Tatuagem


- Filme de Amor ou A Educação Sentimental -

-Texto originalmente publicado no site do sexto Janela Internacional de Cinema do Recife, como parte da oficina Janela Crítica.
- Lá no quartel me chamam de Fininha.
-Tem mais a ver contigo, é mais bonito. Não que Arlindo não seja bonito, mas tu tem mais cara de Fininha.
-Tu também não tem cara de Clécio.
É a partir deste jogo de duplos, dessa busca por outras e mais significativas camadas de verdade que se constrói aquele que deve ser o único grande conflito de Tatuagem: o exercício do amor. E antes que a palavra ‘único’ seja mal compreendida, é bom salientar que este filme não faz outra coisa além de examinar, dissecar, ensinar e aprender sobre todas as facetas deste sentimento que move os homens. O foco está no Chão de Estrelas, trupe anárquico-teatral levemente inspirada no coletivo Vivencial Diversiones – ativo no Recife em meados da década de 70 – e que pode ser compreendido como uma mistura de Cabaret e Dzi Croquettes. No centro do quadro está Clécio, diretor criativo do grupo, e o encantamento mútuo que o arrasta em direção a Fininha, jovem soldado em franca exploração de sua sexualidade. Só esta pequena linha de história já põe o filme de Lacerda em um lugar muito curioso e especial. O fato dos protagonistas serem homens, vivendo uma história de amor, jamais soa como sobrenatural, perverso, ou curioso, como grande parte dos filmes “temáticos” costumam ressoar.

Assim como toda a anarquia orgiástica que permeia as performances e a vida em grupo do Chão de Estrelas, o amor que o norteia é tão simples que chega a ser banal. Por sinal, essa anarquia, apesar de perfeitamente cabível, soa algo deslocada na construção do filme.
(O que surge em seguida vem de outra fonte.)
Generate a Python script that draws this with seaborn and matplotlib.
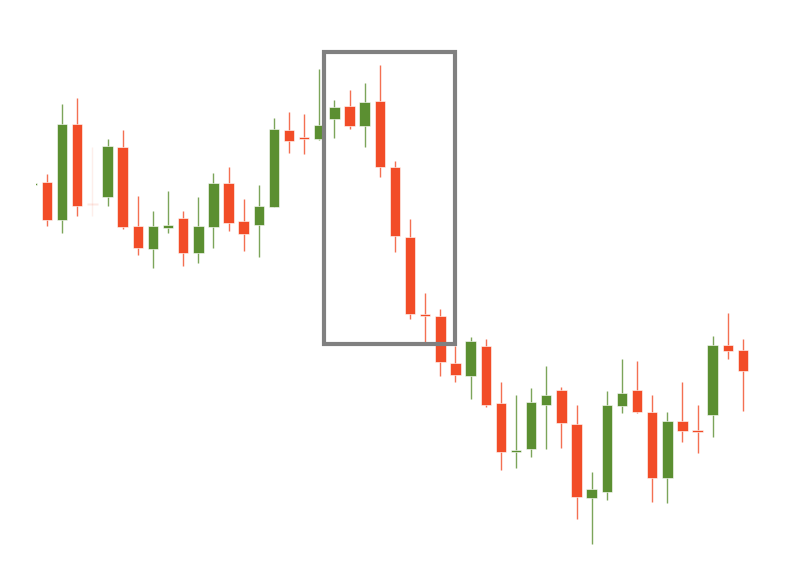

Sim, seria quase impossível falar de um grupo de atores performáticos sem colocar luz sobre suas maneiras liberadas, mas a ternura que caminha ao lado dos momentos de exagero parece tão melhor construída, tão mais honesta consigo mesma, que todo o resto pode soar como uma tentativa de choque pelo choque, o que está longe de ser verdade porque, para um filme que se crê transgressor,Tatuagem é bastante domesticado.
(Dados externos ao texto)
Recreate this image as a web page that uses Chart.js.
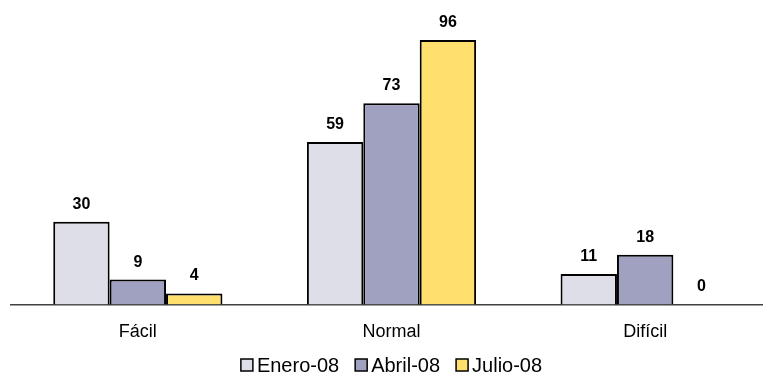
<!DOCTYPE html>
<html>
<head>
  <meta charset="utf-8">
  <title>Dificultad</title>
  <style>
    html, body {
      margin: 0;
      padding: 0;
      background: #ffffff;
      overflow: hidden;
      font-family: "Liberation Sans", Arial, sans-serif;
    }
    .chart-container {
      position: relative;
      width: 783px;
      height: 378px;
    }
  </style>
  <script src="https://cdn.jsdelivr.net/npm/chart.js"></script>
</head>
<body>
  <div class="chart-container">
    <canvas id="difChart"></canvas>
  </div>
  <script>
    const categories = ['Fácil', 'Normal', 'Difícil'];
    const seriesNames = ['Enero-08', 'Abril-08', 'Julio-08'];
    const enero = [30, 59, 11];
    const abril = [9, 73, 18];
    const julio = [4, 96, 0];
    const colors = ['#dedee9', '#a0a0c0', '#ffe06e'];

    const FONT = '"Liberation Sans", Arial, sans-serif';

    // draw the value above each bar
    const valueLabels = {
      id: 'valueLabels',
      afterDatasetsDraw(chart) {
        const ctx = chart.ctx;
        ctx.save();
        ctx.font = 'bold 16px ' + FONT;
        ctx.fillStyle = '#000';
        ctx.textAlign = 'center';
        ctx.textBaseline = 'alphabetic';
        chart.data.datasets.forEach((ds, i) => {
          chart.getDatasetMeta(i).data.forEach((bar, j) => {
            ctx.fillText(String(ds.data[j]), bar.x, bar.y - 13);
          });
        });
        ctx.restore();
      }
    };

    // compact legend under the axis, centred on the plot
    const bottomLegend = {
      id: 'bottomLegend',
      afterDraw(chart) {
        const ctx = chart.ctx;
        const box = 12, gap = 4, spacing = 16, cy = 365;
        ctx.save();
        ctx.font = '20px ' + FONT;
        ctx.textBaseline = 'middle';
        const items = chart.data.datasets.map(ds => ({
          ds, w: box + gap + ctx.measureText(ds.label).width
        }));
        const total = items.reduce((s, it) => s + it.w, 0) + spacing * (items.length - 1);
        let x = (chart.chartArea.left + chart.chartArea.right) / 2 - total / 2;
        items.forEach(it => {
          ctx.fillStyle = it.ds.backgroundColor;
          ctx.fillRect(x, cy - box / 2, box, box);
          ctx.strokeStyle = '#000';
          ctx.lineWidth = 1.5;
          ctx.strokeRect(x, cy - box / 2, box, box);
          ctx.fillStyle = '#000';
          ctx.fillText(it.ds.label, x + box + gap, cy + 1);
          x += it.w + spacing;
        });
        ctx.restore();
      }
    };

    new Chart(document.getElementById('difChart').getContext('2d'), {
      type: 'bar',
      data: {
        labels: categories,
        datasets: [
          { label: seriesNames[0], data: enero, backgroundColor: colors[0] },
          { label: seriesNames[1], data: abril, backgroundColor: colors[1] },
          { label: seriesNames[2], data: julio, backgroundColor: colors[2] }
        ]
      },
      options: {
        responsive: true,
        maintainAspectRatio: false,
        animation: false,
        datasets: {
          bar: {
            borderColor: '#000',
            borderWidth: 2,
            borderSkipped: 'bottom',
            categoryPercentage: 0.667,
            barPercentage: 1
          }
        },
        layout: { padding: { left: 11, right: 11, top: 29, bottom: 18 } },
        scales: {
          x: {
            grid: { display: false, drawTicks: false },
            border: { display: true, color: '#404040', width: 1.5 },
            ticks: {
              color: '#000',
              padding: 17,
              font: { family: FONT, size: 18 }
            }
          },
          y: {
            display: false,
            min: 0,
            max: 100
          }
        },
        plugins: {
          legend: { display: false },
          tooltip: { enabled: false }
        }
      },
      plugins: [valueLabels, bottomLegend]
    });
  </script>
</body>
</html>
Para além dessa porção minimamente defeituosa, todo o resto merece as várias glórias que tem alcançado. Os defeitos são quase totalmente soterrados por um combo muito especial de direção segura, desenho de som e fotografia impecáveis, e principalmente pela vivacidade de seu elenco. Se Irandhir Santos e Jesuíta Barbosa são o foco principal da história, o olhar do público é constantemente roubado pela presença gigantesca de Rodrigo García, como a estridente Paulete. García é um tipo raro de ator, que preenche toda a extensão da tela com uma propriedade quase constrangedora. Há quem possa confundir seu personagem com um alívio cômico, mas o filme nada seria sem suas claques e alfinetadas. No fim das contas, talvez seja ele que melhor traduza em carne as sensações que o filme provoca porque, apesar de tresloucada, Paulete é o retrato da inocência, e da possibilidade de esquecer toda a escuridão passada para abraçar o futuro.